Like everyone who follows the Supreme Court, I’ve been trying to read Justice Anthony Kennedy’s mind for more than thirty years. I was an intern for Senator Joe Biden on the judiciary Committee the summer that Robert Bork’s nomination to the Supreme Court was defeated in 1987, and watched Senator Biden turn from an opponent of Bork to a supporter of Kennedy because of Kennedy’s belief that Americans have natural rights, like privacy, that come from God rather than Government. Biden’s support of Kennedy was prescient. Kennedy proved on the Court to be the most significant exponent of a natural rights jurisprudence of this era, expanding the right to privacy to reaffirm the core of Roe v. Wade, which legalized abortion, while extending his broad vision of constitutional liberty to protect marriage equality and to question the health care mandate of the Affordable Care Act.
“At the heart of liberty is the right to define one’s own concept of existence, of meaning, of the universe, and of the mystery of human life,” Kennedy wrote in his 1992 decision upholding the core of Roe. The late justice Scalia ridiculed this as the “sweet mystery of life passage”; and it seemed to reflect the judicial vision of the liberal legal philosopher Ronald Dworkin rather than James Madison. It was hard, in other words, to root in the text or original understanding of the Constitution. But it represented the core of a libertarian jurisprudence—one book about Kennedy is called The Tie Goes to Freedom — that deserves respect for its refusal to abide by partisan political labels, and for its devotion to keeping the government within the limits defined by the Constitution.
It’s not a surprise that Kennedy voted to strike down more federal and state laws over a period of decades than any other liberal or conservative justice. He was the most enthusiastic advocate of principled judicial engagement, and now that progressives as well as conservatives are rediscovering the virtues of invoking the Constitution to check the President and Congress, his willingness to check populist threats to liberty is being properly celebrated by both sides.
Over the course of his three decades on the Court, I wrote several pieces expressing frustration with Justice Kennedy’s self-dramatizing quality. An early interview called him “The Agonizer”; a later one objected to his judicial arrogance.
Taking his career as a whole, however, I think these appraisals were too harsh. Justice Kennedy was an idealist, a patriot, and a lover of the Constitution, who believed fervently that the greatest document of freedom ever written provides a framework for citizens of different perspectives to agree and disagree with each other in civil terms.
It’s also significant that Kennedy expressed thanks in his retirement letter “for having had the privilege to seek in each case how best to know, interpret, and defend the Constitution and the laws that must always conform to its mandates and promises.” That combination of “mandates and promises” was characteristic of Kennedy: he thought American officials have an obligation not only to respect the Constitution and the law but also to respect the promise of American ideals.

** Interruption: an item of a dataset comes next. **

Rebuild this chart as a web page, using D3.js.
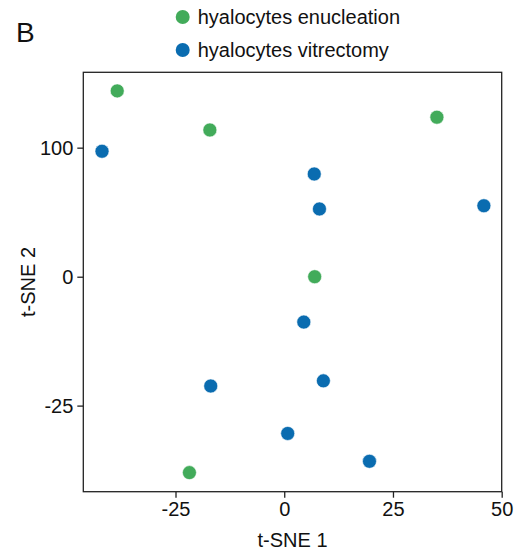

All of the justices on the Roberts Court are devoted, in their own ways, to enforcing their own views of what the Constitution allows and prohibits. What made Justice Kennedy distinctive was his idealistic commitment to an America where civil agreement and disagreement was possible, and where civic education could ensure an engaged citizenry, ready, willing, and able to defend liberty. Professor Akhil Amar has called the sunny Californian a combination of Jimmy Stewart, Ronald Reagan, and Earl Warren, whom he knew as a child. He was a passionate supporter of civic education, urging citizens to visit the National Constitution Center in Philadelphia and online, emphasizing that “the Center in its many dimensions must remind us to seek always to find new ways to teach the meaning of the Constitution and the freedom it secures.” He developed a reading list for young people called “Understanding Freedom’s Heritage: How to Keep and Defend Liberty,” beginning with Pericles Funeral Oration and ending with his own opinion in Lawrence v. Texas, which struck down laws against homosexual sex. He understood, with Jefferson, that democracy cannot survive ignorant and free.
Justice Kennedy’s replacement with one of the able nominees on President Trump’s list—all more conservative, and more originalist than he—will transform the Court as dramatically as Robert Bork would have if Bork, rather than Kennedy, had been confirmed in 1987. Some of the transformations may be less dramatic, in practice, than liberals fear; a decade ago, I wrote a piece for this magazine imagining what would happen the day after Roe were overturned; Justice Ginsburg has subsequently confirmed that the main effect would be on access to poor women who have little access today.
There will be plenty of time to assess the impact of Kennedy’s successor on the Constitution and the law. On the day of his retirement, Kennedy deserves America’s thanks for believing that all citizens, regardless of party or faction, can unite around the ideals Americans share, rooted in the U. S. Constitution.